How conceptual clarity can improve how we assess research

By Brian Belcher (Royal Roads University)

Current discourse on research assessment places high emphasis on “impact.” However, there are many different concepts of impact, and many different concepts of how research achieves impact. The resulting ambiguity and confusion confound efforts to improve research assessment. To reliably assess research, we need clarity about what it is we want to assess.

Typical measures of “research impact” have focused on indicators of influence on other research (e.g., publications in “high impact” journals, citations, impact factors). DORA has very helpfully highlighted flaws in this approach.

At the same time, there has been a push from many quarters for research to generate more impact on society, and for more evidence of that impact. Within academia, this approach is most advanced in the UK’s “Research Excellence Framework”, which defines “impact” as an “effect on, change or benefit to the economy, society, culture, public policy or services, health, the environment or quality of life, beyond academia.” But many other academic research funding and evaluation approaches have likewise increased emphasis on influences beyond the academic. This concept of impact is wide-ranging; the effect, change, or benefit could be small or large, proximate or distal, ephemeral or long-lasting.
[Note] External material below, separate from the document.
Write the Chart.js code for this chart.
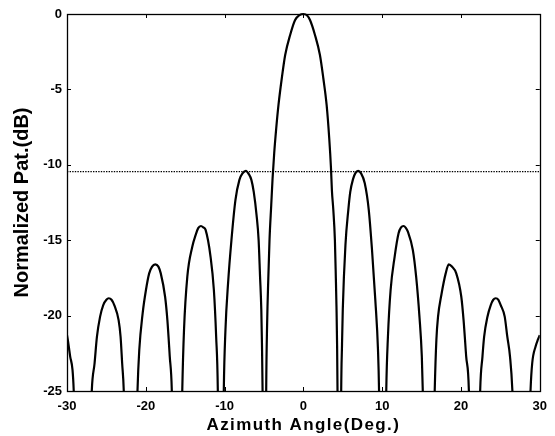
<!DOCTYPE html>
<html>
<head>
<meta charset="utf-8">
<script src="https://cdn.jsdelivr.net/npm/chart.js@4"></script>
<style>
html,body{margin:0;padding:0;background:#fff;}
#wrap{width:555px;height:436px;position:relative;}
</style>
</head>
<body>
<div id="wrap"><canvas id="c" width="555" height="436"></canvas></div>
<script>
// Azimuth angle (deg)
const angles = [
  -30.0, -29.9, -29.6, -29.3, -29.15, -28.0,
  -26.85, -26.5, -26.2, -25.8, -25.4, -25.0, -24.7, -24.35, -24.0, -23.45, -23.2, -23.0, -22.8, -21.9,
  -21.05, -20.83, -20.4, -19.98, -19.57, -19.2, -18.8, -18.4, -18.1, -17.55, -17.26, -16.96, -16.7, -16.0,
  -15.37, -15.15, -14.73, -14.1, -13.67, -13.35, -13.0, -12.7, -12.41, -11.78, -11.36, -11.07, -10.86, -10.5,
  -10.1, -9.89, -9.56, -9.13, -8.62, -8.12, -7.7, -7.3, -6.95, -6.6, -6.3, -5.95, -5.68, -5.5, -5.34, -5.26, -5.18, -4.92,
  -4.72, -4.6, -4.45, -4.3, -4.08, -3.91, -3.7, -3.45, -3.16, -2.74, -2.31, -1.68, -1.05, -0.5, 0.0,
  0.45, 0.84, 1.47, 2.1, 2.53, 2.95, 3.28, 3.5, 3.62, 3.8, 4.0, 4.12, 4.2, 4.28, 4.33, 4.58,
  4.8, 4.9, 5.0, 5.34, 5.7, 5.95, 6.3, 6.6, 6.95, 7.3, 7.79, 8.3, 8.71, 9.13, 9.47, 9.6, 10.05,
  10.52, 10.73, 11.07, 11.58, 12.08, 12.4, 12.7, 13.0, 13.26, 13.89, 14.31, 14.73, 15.03, 15.15, 15.9,
  16.67, 16.88, 17.09, 17.51, 18.06, 18.45, 18.85, 19.4, 20.04, 20.33, 20.66, 21.0, 21.7,
  22.44, 22.73, 22.94, 23.36, 23.78, 24.1, 24.41, 24.75, 25.04, 25.55, 25.88, 26.22, 26.52, 27.7,
  28.83, 29.04, 29.46, 29.76, 30.0
];
// Normalized pattern (dB); -45 marks a null below the axis
const patternDB = [
  -21.3, -21.6, -22.7, -23.6, -24.93, -45,
  -24.93, -23.16, -21.4, -20.07, -19.3, -18.95, -18.85, -18.95, -19.3, -20.3, -21.4, -23.16, -24.93, -45,
  -24.93, -22.3, -19.85, -18.3, -17.2, -16.75, -16.6, -16.75, -17.2, -18.75, -20.3, -22.7, -24.93, -45,
  -24.93, -20.95, -17.42, -15.43, -14.65, -14.2, -14.06, -14.15, -14.32, -16.1, -18.3, -21.4, -24.93, -45,
  -24.93, -20.95, -17.86, -14.99, -12.33, -11.0, -10.55, -10.4, -10.6, -11.0, -11.8, -13.3, -15.0, -17.4, -19.6, -21.8, -24.93, -45,
  -24.93, -20.5, -17.5, -15.0, -12.67, -10.9, -9.2, -7.6, -6.03, -4.26, -2.72, -1.39, -0.4, -0.08, 0.0,
  -0.08, -0.4, -1.39, -2.72, -4.26, -6.03, -8.24, -10.2, -11.7, -13.0, -15.0, -17.5, -19.4, -22.0, -24.93, -45,
  -24.93, -22.0, -19.6, -15.3, -13.0, -11.8, -10.95, -10.55, -10.4, -10.55, -11.23, -13.0, -15.65, -18.97, -22.28, -24.93, -45,
  -24.93, -21.4, -18.3, -16.1, -14.54, -14.15, -14.06, -14.18, -14.43, -15.65, -17.42, -20.07, -22.7, -24.93, -45,
  -24.93, -21.6, -20.07, -18.63, -17.2, -16.6, -16.75, -17.2, -18.75, -20.3, -22.7, -24.93, -45,
  -24.93, -22.7, -21.4, -20.07, -19.3, -18.95, -18.85, -18.95, -19.3, -20.07, -21.4, -22.7, -24.93, -45,
  -24.93, -23.16, -22.06, -21.6, -21.3
];
const refLevelDB = -10.45;
const xTicks = [-30, -20, -10, 0, 10, 20, 30];
const yTicks = [0, -5, -10, -15, -20, -25];

const curve = angles.map((a, i) => ({x: a, y: patternDB[i]}));
const refLine = [{x: xTicks[0], y: refLevelDB}, {x: xTicks[xTicks.length - 1], y: refLevelDB}];

const FONT = "'Liberation Sans', Arial, sans-serif";

function spacedTitle(s, spacing) {
  if (s._spacedTitle) return;
  const orig = s.drawTitle;
  s.drawTitle = function () {
    const c = this.ctx;
    const prev = c.letterSpacing;
    c.letterSpacing = spacing;
    orig.call(this);
    c.letterSpacing = prev || '0px';
  };
  s._spacedTitle = true;
}

const boxPlugin = {
  id: 'box',
  afterDatasetsDraw(chart) {
    const {ctx, chartArea: a, scales} = chart;
    ctx.save();
    ctx.strokeStyle = '#000';
    ctx.lineWidth = 1;
    const L = 4;
    ctx.beginPath();
    xTicks.forEach(v => {
      const px = Math.round(scales.x.getPixelForValue(v)) + 0.5;
      ctx.moveTo(px, a.bottom); ctx.lineTo(px, a.bottom - L);
      ctx.moveTo(px, a.top); ctx.lineTo(px, a.top + L);
    });
    yTicks.forEach(v => {
      const py = Math.round(scales.y.getPixelForValue(v)) + 0.5;
      ctx.moveTo(a.left, py); ctx.lineTo(a.left + L, py);
      ctx.moveTo(a.right, py); ctx.lineTo(a.right - L, py);
    });
    ctx.stroke();
    ctx.lineWidth = 1.3;
    ctx.strokeRect(Math.round(a.left) + 0.5, Math.round(a.top) + 0.5,
                   Math.round(a.right - a.left), Math.round(a.bottom - a.top));
    ctx.restore();
  }
};

new Chart(document.getElementById('c'), {
  type: 'scatter',
  data: {
    datasets: [
      {
        data: curve, showLine: true, borderColor: '#000', borderWidth: 2.2,
        pointRadius: 0, cubicInterpolationMode: 'monotone',
        clip: {left: 0, right: 0, top: 3, bottom: 0}
      },
      {
        data: refLine, showLine: true, borderColor: '#000', borderWidth: 1.4,
        borderDash: [1.4, 1.2], pointRadius: 0
      }
    ]
  },
  options: {
    responsive: false,
    animation: false,
    events: [],
    layout: {padding: {top: 14, right: 12, left: 0, bottom: 0}},
    plugins: {legend: {display: false}, tooltip: {enabled: false}},
    scales: {
      x: {
        type: 'linear', min: -30, max: 30,
        afterBuildTicks: s => { s.ticks = xTicks.map(v => ({value: v})); },
        afterFit: s => { s.height = 45; spacedTitle(s, '1.4px'); },
        grid: {display: false, drawTicks: false},
        border: {display: false},
        ticks: {color: '#000', padding: 8, maxRotation: 0,
                font: {family: FONT, size: 13, weight: 'bold'}},
        title: {display: true, text: 'Azimuth Angle(Deg.)', color: '#000',
                padding: {top: 0, bottom: 0},
                font: {family: FONT, size: 17, weight: 'bold'}}
      },
      y: {
        type: 'linear', min: -25, max: 0,
        afterBuildTicks: s => { s.ticks = yTicks.map(v => ({value: v})); },
        afterFit: s => { s.width = 67; },
        grid: {display: false, drawTicks: false},
        border: {display: false},
        ticks: {color: '#000', padding: 5,
                font: {family: FONT, size: 13, weight: 'bold'}},
        title: {display: true, text: 'Normalized Pat.(dB)', color: '#000',
                padding: {top: 10, bottom: 0},
                font: {family: FONT, size: 20, weight: 'bold'}}
      }
    }
  },
  plugins: [boxPlugin]
});
</script>
</body>
</html>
And there is also a large and growing body of “research for development,” “use-oriented research,” “transdisciplinary research,” etc. that explicitly aims to contribute to tangible changes in social, economic, and/or environmental conditions. Importantly from the perspective of evaluation, the research being assessed could be sufficient to cause the change or, much more likely, it could serve as one of many contributing factors within a complex system.

I have been involved in a process of developing and implementing a new research assessment approach in a research-for-development context. Because much of this research is funded from international development assistance budgets, there has always been pressure from funders to demonstrate impact at mission level (i.e., poverty alleviation, increased food and nutrition security, and/or improved environmental condition). An organizational change process that promoted results-based management further increased this pressure and stimulated a series of responses including:

  • increased emphasis on modelling research within a theory of change;
  • concerted effort to conceptualize change as a process to which research contributes;
  • re-defining research quality beyond narrow disciplinary bounds;
  • defining research effects and related vocabulary by the nature of change;
  • developing theory-based evaluation approaches appropriate for interventions in complex systems;
  • training and engagement of staff to build capacity and help overcome natural concerns about the broader evaluation focus.

Management support and explicit policy measures, such as requiring new projects to develop explicit theories of change, have helped facilitate the transition.

While there are elements of this process that are unique to the context, many of the principles and many of the lessons are applicable to research assessment more generally.